It’s actually more surprising to me now that the last couple weeks, there’s been so much buzz around my trip I took to the coast last weekend. It was 2 hours away, so nothing huge. It was simply a winery and the beach. But apparently, because I did this by myself meant it was some milestone. What in the world? 

First of all, I’ve done things by myself before… maybe there was a reason I didn’t tell anyone because of this. I’m not completely dependent on anyone. I guess being in a relationship for so long defines you as a couple so when other’s see you doing your thing, it’s BIG shit! Okay okay…

Here’s the deal: 

I’ve been so completely swamped the last couple months, and this last weekend was the first I got to take for myself. To forget about work and people and just do whatever I wanted to do for me. I was actually very excited to just take some time to unwind. No plans, just whatever. Thursday, I got take out and watched movies all day. It was really nice to be lazy. Friday, I decided I’d hit the winery and beach by myself. Of course anyone I told made it out to be this big thing that I was going by MYSELF. A couple friends pressed on the fact that I went by “myself”. Not necessarily in a bad way, but just in a way that emphasized “you’re going alone, eh!?” My mom and my brother as well, jumped on it. “You went alone? Did you go see someone?” No… No I did not. A 25 year old gal can’t drive to the damn winery by herself, what the hell? Apparently no one does anything alone. Then I had someone come up to me today who had seen my facebook and said “Oh… I saw you took a little trip…. BY YOURSELF!” Good gosh, let’s just put it on a banner, yeah? Let the world know.

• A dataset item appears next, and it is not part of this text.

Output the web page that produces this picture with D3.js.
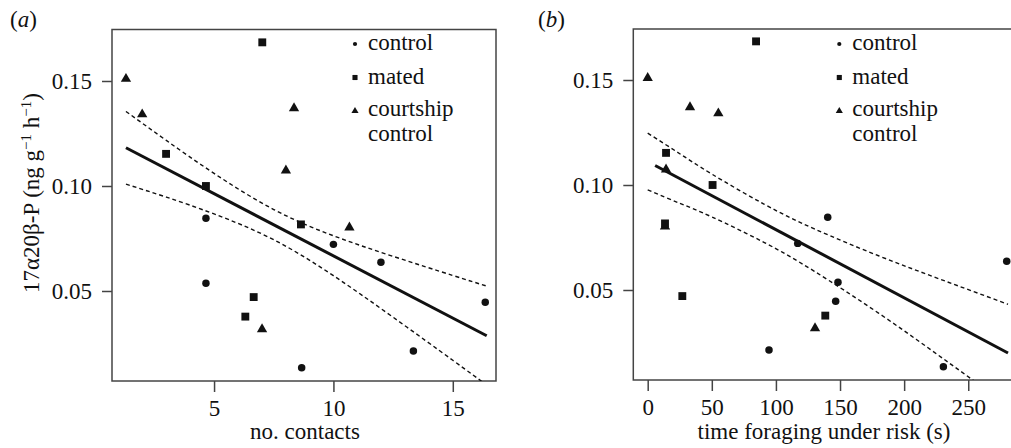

I found it amusing at first, that someone thought it was such a big deal. But as more and more people started pointing it out, I actually started to get a little irritated by this. I know people mean well. I’m not sure what’s frustrating me more at this point. That this is the world we live in, that this is my group of friends, they just think and believe people should always be doing something with someone else, or that people think I’m that dependent on someone else. I feel underestimated… maybe that’s really what’s getting me worked up.

I’ve got 3 shows to see in the next few months, and I really want to go see Matilda playing at the 5th Avenue Theater… YES, BY MY F*CKING SELF!!!!!!!  So… with that. I might just post it on facebook… “Going to see Matilda and 3 concerts ALL BY MYSELF! #aloneforever #sad #leavesympatheticcomments” and by might, I’m just going to think about it and laugh in my head about how awesome that’d really be and then not post it on facebook(:

Moral of the story is, GO DO SHIT BY YOURSELF! It’s not a big deal! Do stuff with someone, or don’t. Either way, whatever you’re doing, just do it for you. And stop giving people shit for who or who they aren’t doing stuff with… how about you pay attention WHAT they are doing and be happy for them for that, cool, on the page. Over and out.

Anonymously yours,
m.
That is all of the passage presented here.